地元住民に「田助ハイヤ節」を披露する「糸の会」メンバー=平戸市、田助ハイヤ節伝承館

 長崎県平戸市に伝わる民謡「田助ハイヤ節」を後世に残そうと活動する田助ハイヤ節保存会(岡山正人会長)は4日、同市大久保町の田助ハイヤ節伝承館で、中心メンバーによる「糸の会」(土肥テイ会長、約15人)の結成を報告し、地元の大久保、田助地区住民に演舞を披露した。
 糸の会は、同保存会の中で踊りと歌、伴奏を熱心に練習するメンバーで構成し、同保存会前会長でもある土肥さんの発案で組織化した。今後、糸の会が継承やイベント出演を担う。
 同日はまず、糸の会が太鼓や三味線の軽快なリズムと力強い歌声に合わせた踊りを披露し、盛んな拍手を浴びた。岡山保存会会長が「新型コロナウイルス感染状況が改善し『地元での披露を』と考えた。伝統を引き継ぐには地域の皆さんの協力が必要。参加したいと思ったら気軽に声をかけてほしい」とあいさつした。

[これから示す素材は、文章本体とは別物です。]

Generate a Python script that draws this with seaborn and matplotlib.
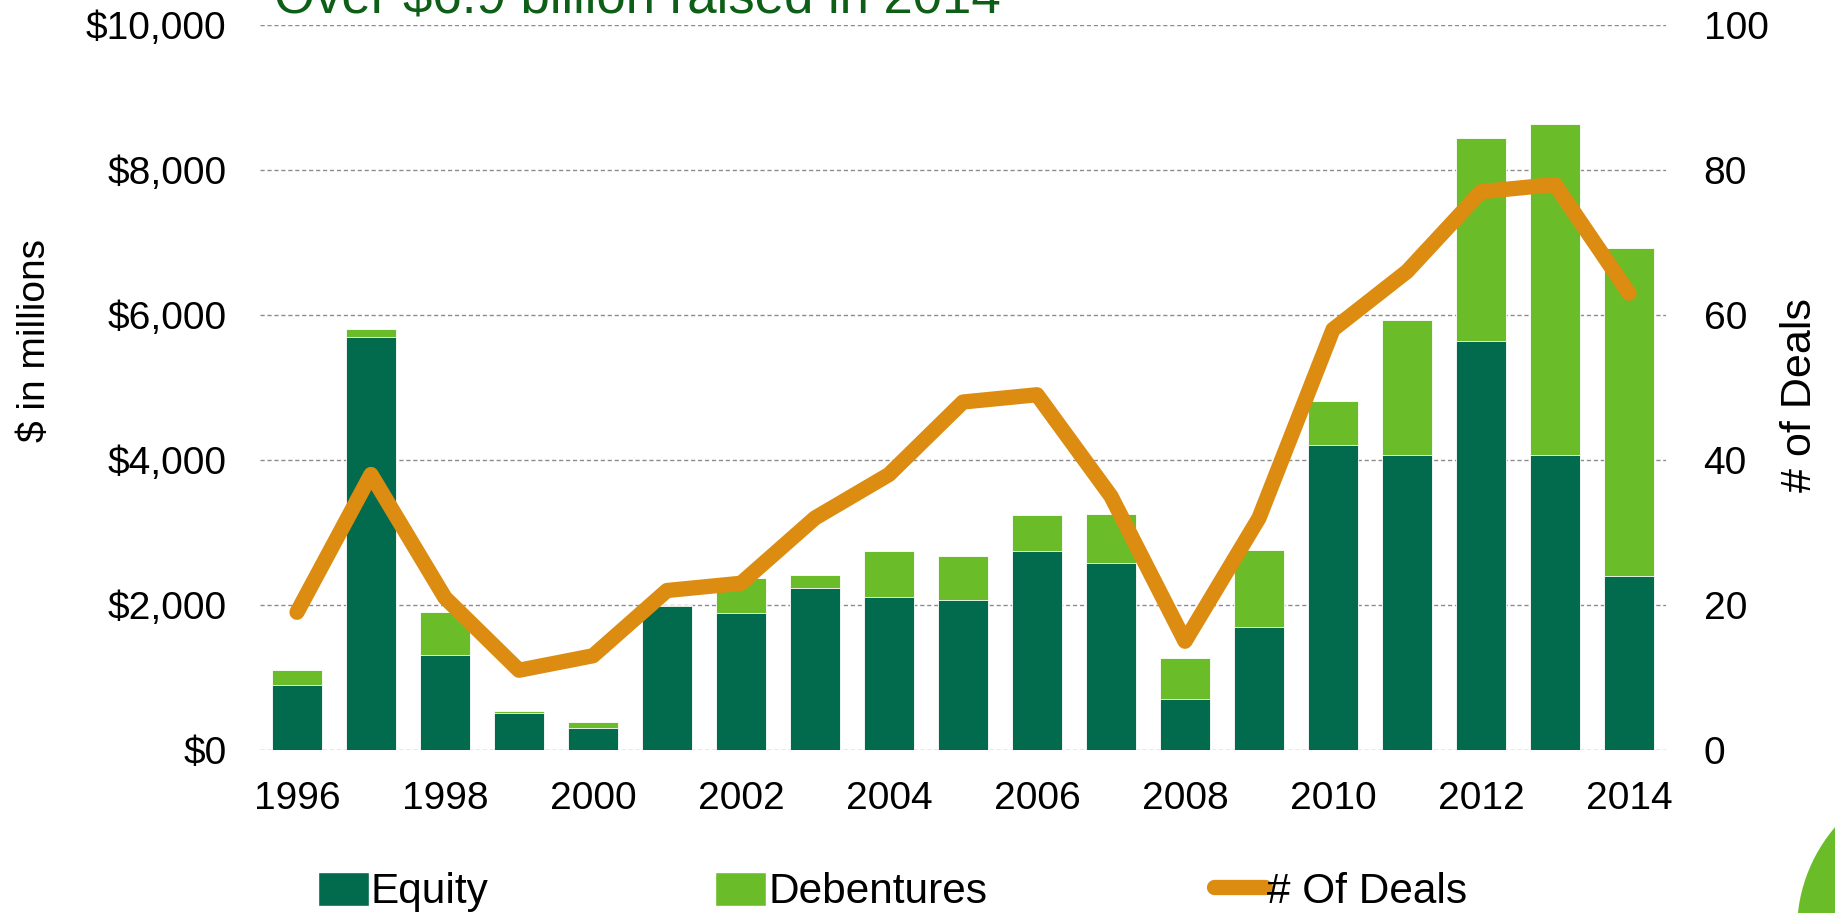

 最後に来場者も加わって「田助ハイヤ節」と「平戸音頭」を踊り、伝統の魅力を体感。婦人会活動で踊りを覚えたという女性(82)は「足腰が弱って一緒には踊れなかったが、懐かしかった。最近はコロナ禍で人が集まることがなかった。顔見知りの人たちが元気にしているのが分かってうれしい」と感激のあまり涙ぐみながら話した。
 指導に当たった土肥さんは「もっといい田助ハイヤ節を披露できるよう、きょうをスタートにしたい」と糸の会への期待を込めた。